What Republican Legislatures Have Wrought

Emily Bazelon has an important piece on gerrymandering at the New York Times: The New Front in the Gerrymandering Wars: Democracy vs. Math. I highly recommend reading the entire thing, because I'm just going to highlight one bit.

A central issue of the gerrymandering problem which subverts the democratic process in the United States is the increasing number of state legislatures held by Republican majorities — who continually fix election rules to ensure not only Republican majorities in national elections, but to protect and maintain their majorities on the state level.

They don't only pass election laws favorable to themselves, but all kinds of retrograde social policy that appeals to their base.

This isn't generally seen as an electoral strategy, but it is. From Bazelon's piece:
Since 2010, the number of competitive races in House elections has shrunk. That's partly because Democrats increasingly cluster in blue cities, geographically limiting their voting power. But it's also because redistricting has become more targeted as voters have become more predictable. Once you join Team Red or Team Blue, you're likely to stay on it. "If you know how everyone is going to vote, and where they're going to live, then you have all the information you need," says Nathaniel Persily, a Stanford law professor who has served as a court-­appointed redistricting expert in several states.
To say that Democrats "increasingly cluster in blue cities" is an accurate statement, and a profoundly important one. But without any context, the casual reader might pass right by it without considering, critically, why it is that Democratic voters are clustering in "blue cities."

This is something I've addressed previously:
Millions of the people who are concentrated in cities like New York, Chicago, Austin, and San Francisco (among others) are there because they were persecuted in their homes, and find greater safety in spaces where laws have been passed to protect them. Millions of queer people who are targeted by Republican legislatures in their home states; millions of women who fear childbearing in an area without robust reproductive choice; millions of Black people who are the descendants of elders who were kept out of small Northern sundown towns. Etc.
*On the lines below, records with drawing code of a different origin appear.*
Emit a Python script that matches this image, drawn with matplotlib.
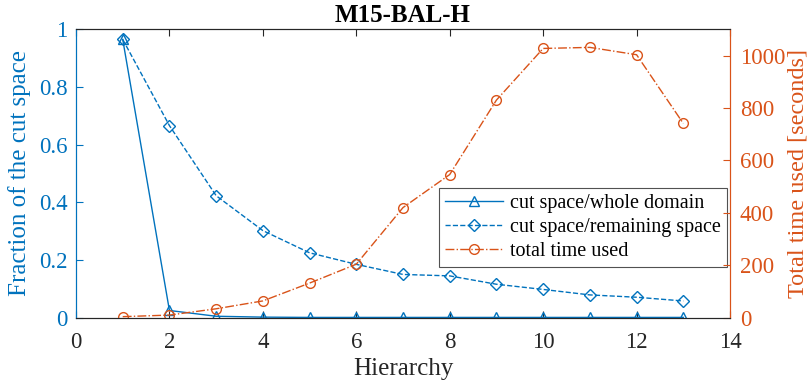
import matplotlib
matplotlib.use("Agg")
import matplotlib.pyplot as plt

plt.rcParams['font.family'] = ['Liberation Serif', 'DejaVu Serif']
plt.rcParams['mathtext.fontset'] = 'stix'

hierarchy = [1, 2, 3, 4, 5, 6, 7, 8, 9, 10, 11, 12, 13]
cut_whole = [0.965, 0.025, 0.005, 0.002, 0.001, 0.001, 0.001, 0.001, 0.001, 0.001, 0.001, 0.001, 0.001]
cut_remaining = [0.965, 0.666, 0.423, 0.302, 0.225, 0.185, 0.150, 0.145, 0.116, 0.098, 0.079, 0.071, 0.058]
time_used = [4, 10, 34, 64, 132, 204, 420, 546, 830, 1027, 1031, 1003, 741]

blue = '#0072BD'
orange = '#D95319'
dark = '#262626'

fig = plt.figure(figsize=(8.11, 3.82), dpi=100)
ax = fig.add_axes([76/811, 1-317.7/382, 654/811, 288.4/382])
ax2 = ax.twinx()

l1, = ax.plot(hierarchy, cut_whole, '-', color=blue, marker='^', markersize=7.5,
              markerfacecolor='none', markeredgewidth=1.0, linewidth=1.0,
              label='cut space/whole domain')
l2, = ax.plot(hierarchy, cut_remaining, '--', color=blue, marker='D', markersize=6,
              markerfacecolor='none', markeredgewidth=1.0, linewidth=1.0,
              label='cut space/remaining space')
l3, = ax2.plot(hierarchy, time_used, '-.', color=orange, marker='o', markersize=7,
               markerfacecolor='none', markeredgewidth=1.0, linewidth=1.0,
               label='total time used')

ax.set_xlim(0, 14)
ax.set_ylim(0, 1)
ax2.set_ylim(0, 1100)
ax.set_xticks(range(0, 15, 2))
ax.set_yticks([0, 0.2, 0.4, 0.6, 0.8, 1])
ax.set_yticklabels(['0', '0.2', '0.4', '0.6', '0.8', '1'])
ax2.set_yticks([0, 200, 400, 600, 800, 1000])

ax.tick_params(axis='x', direction='in', top=True, length=5, labelsize=16.5, colors=dark, pad=10)
ax.tick_params(axis='y', direction='in', length=5, labelsize=16.5, colors=blue, pad=6)
ax2.tick_params(axis='y', direction='in', length=5, labelsize=16.5, colors=orange, pad=7)

for a in (ax, ax2):
    a.spines['top'].set_color(dark)
    a.spines['bottom'].set_color(dark)
    a.spines['left'].set_color(blue)
    a.spines['right'].set_color(orange)
    for s in a.spines.values():
        s.set_linewidth(0.8)

ax.set_xlabel('Hierarchy', fontsize=18, color=dark, labelpad=4)
ax.set_ylabel('Fraction of the cut space', fontsize=18, color=blue, labelpad=6)
ax2.set_ylabel('Total time used [seconds]', fontsize=17.5, color=orange, labelpad=2)
ax.set_title('M15-BAL-H', fontsize=18, fontweight='bold', color='black', pad=5)

leg = ax.legend(handles=[l1, l2, l3], loc='lower right', bbox_to_anchor=(0.996, 0.175),
                fontsize=14.5, frameon=True, fancybox=False, edgecolor=dark,
                borderpad=0.3, labelspacing=0.25, handlelength=2.9, handletextpad=0.35,
                borderaxespad=0)
leg.get_frame().set_linewidth(0.8)
leg.set_zorder(10)

fig.savefig('out.png', dpi=100)
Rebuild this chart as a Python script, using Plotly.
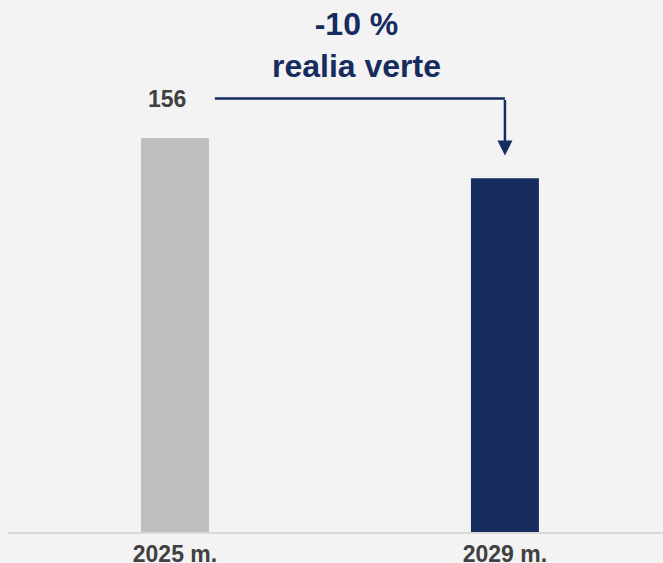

Republican legislatures have enacted regressive social policy (or failed thoroughly to progress on social issues), making their states unattractive to employers (so there are fewer jobs) and to progressive and/or marginalized residents, many of whom move (if they are able) to find work and to escape oppressive social policy. And sometimes for even more personal reasons: It may be difficult, if you're a feminist or an atheist or a progressive etc., to find a partner — hell, even friends — in many very conservative areas.

These policies are a big part of what's created the imbalanced concentrations in California and New York. And one of the things about which we simply refuse to have a meaningful national conversation is that it's increasingly difficult for Democrats to win in "middle America" because there are fewer and fewer Democratic voters left there.

Yes, of course we should and must address voter suppression and gerrymandering, and building bridges to old and new communities of Democratic voters, but we also need to be honest that none of that deals with the problem of Democratic voters who simply leave for states with more opportunity, better infrastructure, and welcoming social policy.

That's a conversation that makes people uncomfortable because it veers dangerously close to the idea that we are becoming an irreconcilably divided nation. Ignoring it isn't going to make that better.
Let us be blunt here: The Republican Party knows that, in states like Arkansas, North and South Dakota, Iowa, Louisiana, Montana, and West Virginia, they can pass policies which are heinous to everyone but their base — because if those policies, and/or the lack of educational and employment opportunities they create, drive progressives and moderates out of those states, it doesn't matter. To the contrary, it helps solidify Republicans' electoral dominance in those states.

It doesn't matter if, say, Montana has a population of one million or ten thousand: They still get two Senators. And even at a population of one million, they already, along with the other aforementioned states, "wield disproportionate power in the upper chamber compared to their populations."

And if/as their populations dwindle, the Republicans are then left to only represent (and be accountable to) their base. No worries about being primaried. No worries about having to be a "big tent." None of the worries with which a political party like the Democrats, the GOP's only real competition, has to contend.

The Republicans have long sought, and are slowly enacting, total dominance in every place they can. And a part of that strategy, whether originally by design or the result of happy coincidence, is exploiting the fact the people most disposed to vote Democratic are increasingly concentrating themselves outside of Republican strongholds.

As I have long argued, no progressive should be told to "just move" (as if it's that easy) when they live in a state with a Republican legislature who is hostile to their values and agency and very existence. That said, no one should blame any progressive who has the resources and desire to self-select the fuck out of that situation, either.

Progressive clustering does, however, put us in a dire electoral predicament. The country is changing; the Republicans are accelerating these divisions; and the laws need to change.

But the Republicans won't change them.

So where will that ultimately leave us? In an increasingly divided country, with an increasingly concentrated leadership who foments those divisions. And that is a very dangerous place indeed for a country to be.